After Mullen, I headed down Highway 2 to Broken Bow. Although with a population of 3,500 or so, Broken Bow is a small town, it is the biggest town I had been in since Sidney. I filled up with gas, stretched my legs and bought a bottle of water. One of the things that I find interesting in these small Nebraska towns is that most of them have one or more large grain elevators. They look like skyscrapers as you approach the town. You can see them from several miles away. Many of these towns have been built around the grain elevators. At Ansley, I turned on to Highway 92 that would take me to David City and the Lovely Sharon. Arriving in David City I checked into the Rose Motel, the only motel in town. Sharon was staying at her parent’s house but I wanted to have a little down time in the evenings so she made me a reservation at the Rose. After a quick shower and a change of clothes, I drove to her parents’ house.
When Sharon opened the door, I got a little misty eyed. I had not seen her for some three weeks and not much since mid September. It felt good to hold her again. She had obviously had a trying week but she looked beautiful. Her father came to greet me as well. You could see the pain and loss in his 78 year old eyes. The three of us spent a quiet evening together. I was getting tired after the long drive and headed back to the Rose to read and then sleep. However, except for a single light in the corner of the room, all of the lights were either missing or burned out so there was no reading on Saturday night. The bottom fitted sheet on the bed was too small for the bed and every time I rolled on the bed, the bottom sheet popped off at the corners. I got up a half a dozen times to fix it but each time it popped off again. So I just left it. I slept like a baby in waddling clothes.
On Sunday morning the Lovely Sharon asked me to get a few things at the stores in Columbus, a town of more than 20,000 about 25 miles away. I drove to Columbus, had breakfast and did some grocery shopping. It seemed like I was the only person in the town that was not wearing a University of Nebraska shirt, hat, sweatpants, sweatshirt or coat. So guess what, I bought me and Sharon matching University of Nebraska tee shirts and I bought me a Nebraska baseball hat. So I am set, almost a native, “Go Huskers”.
Back in David City we dressed for the viewing and rosary. Sharon’s sons arrived just in time from Salt Lake. We visited with many family members and friends at the viewing. I didn’t know the friends but after three or four visits to Nebraska in the last 6 years, I was well acquainted with many of the family members. It was nice to see them again, hug them, and talk to them.
Monday was the funeral. We awoke to a foggy, cold, dismal looking day. It looked like a day for a funeral. The funeral was held at the 98 year old St. Mary’s church in David City. It is a beautiful church yellow brick with a tall bell tower and tall spires, warm and colorful inside, with wonderful stained glass windows. It was a lovely service at the Church and at the graveside. A luncheon was held after the service at the Knights of Columbus Hall. I spoke at length with the parish priest about life, dogs and other matters. After lunch, the extended family met back at the house for four or five hours of family time.

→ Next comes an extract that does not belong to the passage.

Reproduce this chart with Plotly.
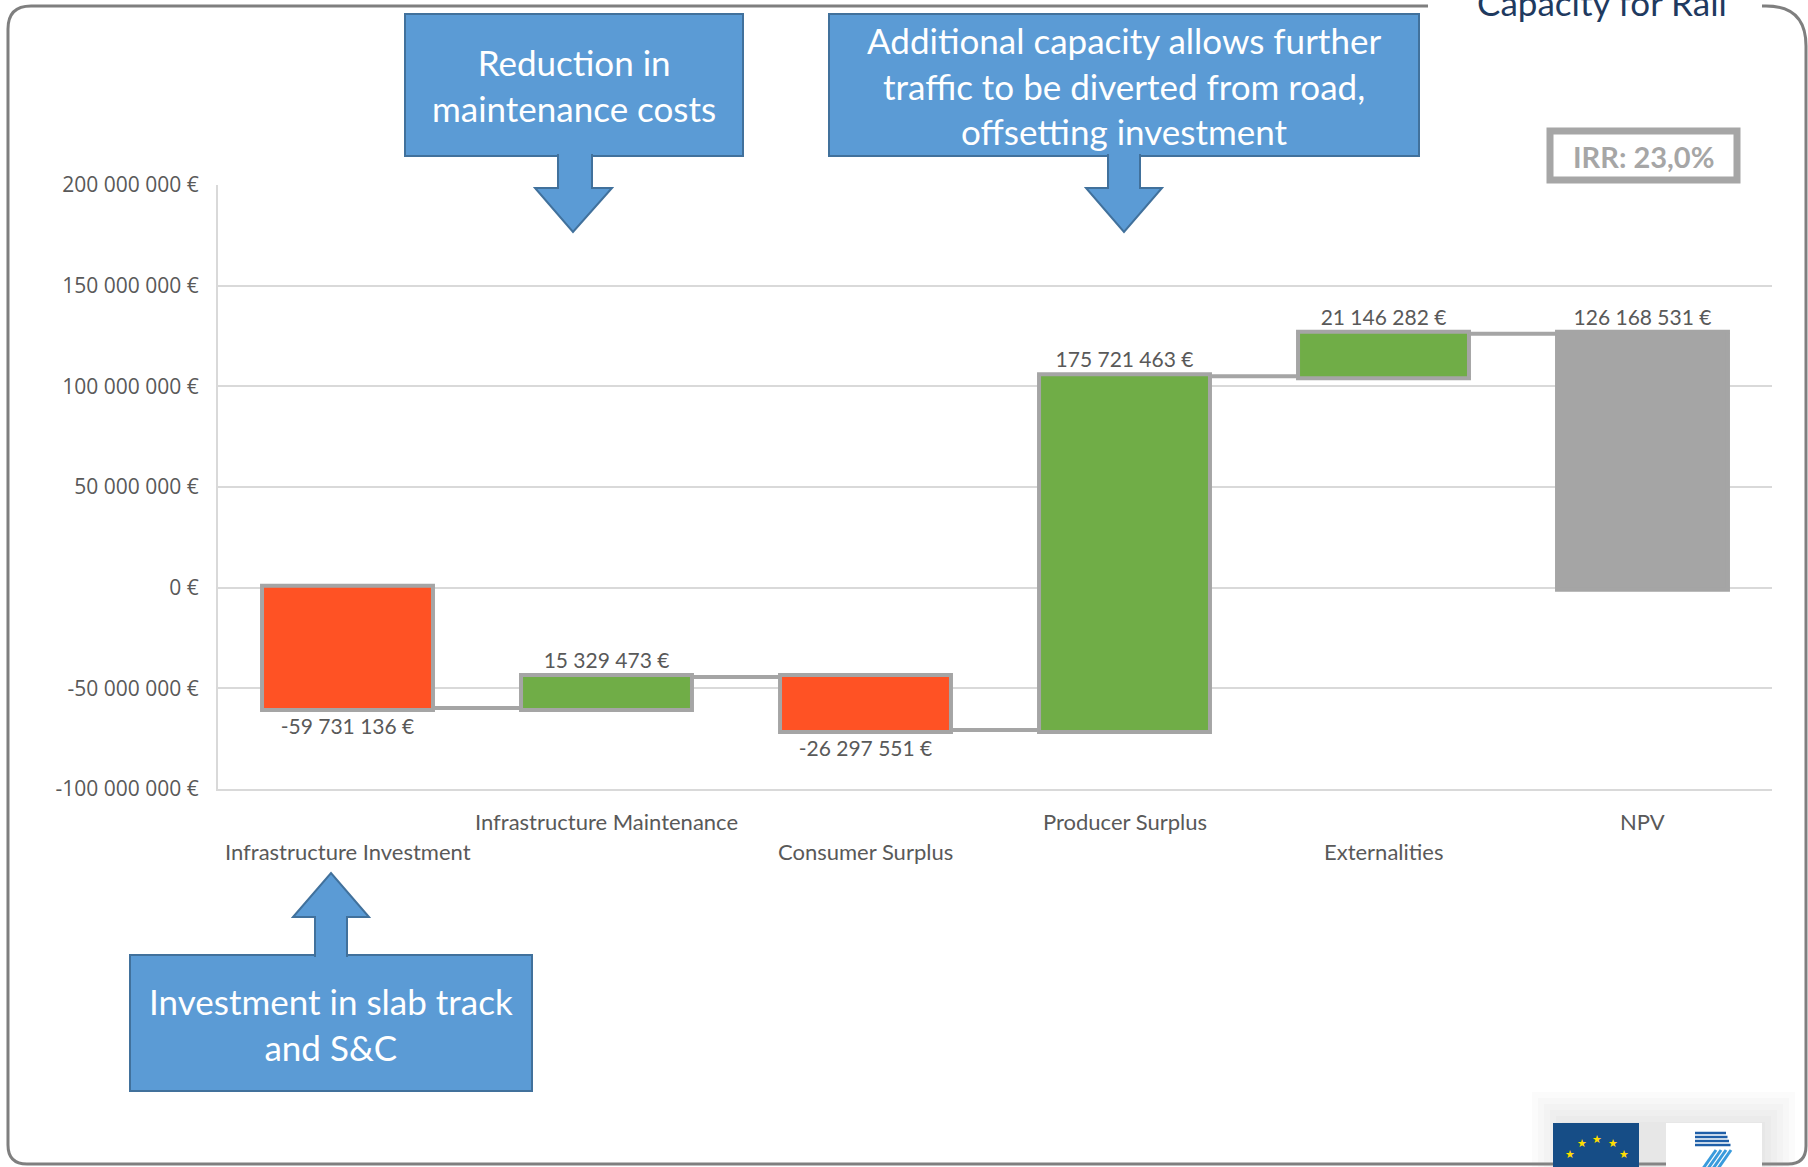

Tuesday morning I started my journey back to Salt Lake and arrived home on Wednesday to quiet and cold house.
A death of a loved one, especially a mother, is one of life’s saddest moments. But the events and interactions that surround a death are some of the warmest moments of life. Sweet goodbyes, a gathering of friends and family, and recollections of a lifetime of memories. Tears and laughter abound. The old photographs are brought out; black and white photographs with the pinking shear type edges. Some of the photos were hand tinted color photos of a beautiful young woman frozen in time 60 years ago, a girl with a full life ahead of her. There were pictures from a time when aged parents were children themselves. There were pictures of high school dances, pictures from a wedding more than 55 years ago and pictures of life on the family farm. This family is an impressive family of quiet strength, hard work and strong values. I am honored to be part of it.
During the last several weeks Sharon was able to spend extensive time with her mother, father and brothers. She was there to help make important and final decisions. She was there to provide strength and support at a time when strength and support were needed. I have written about Sharon in humorous essays about “The Boss” and other episodes of our life and I will not doubt do so again in the future, but I continue to stand in awe of my quiet, lovely wife.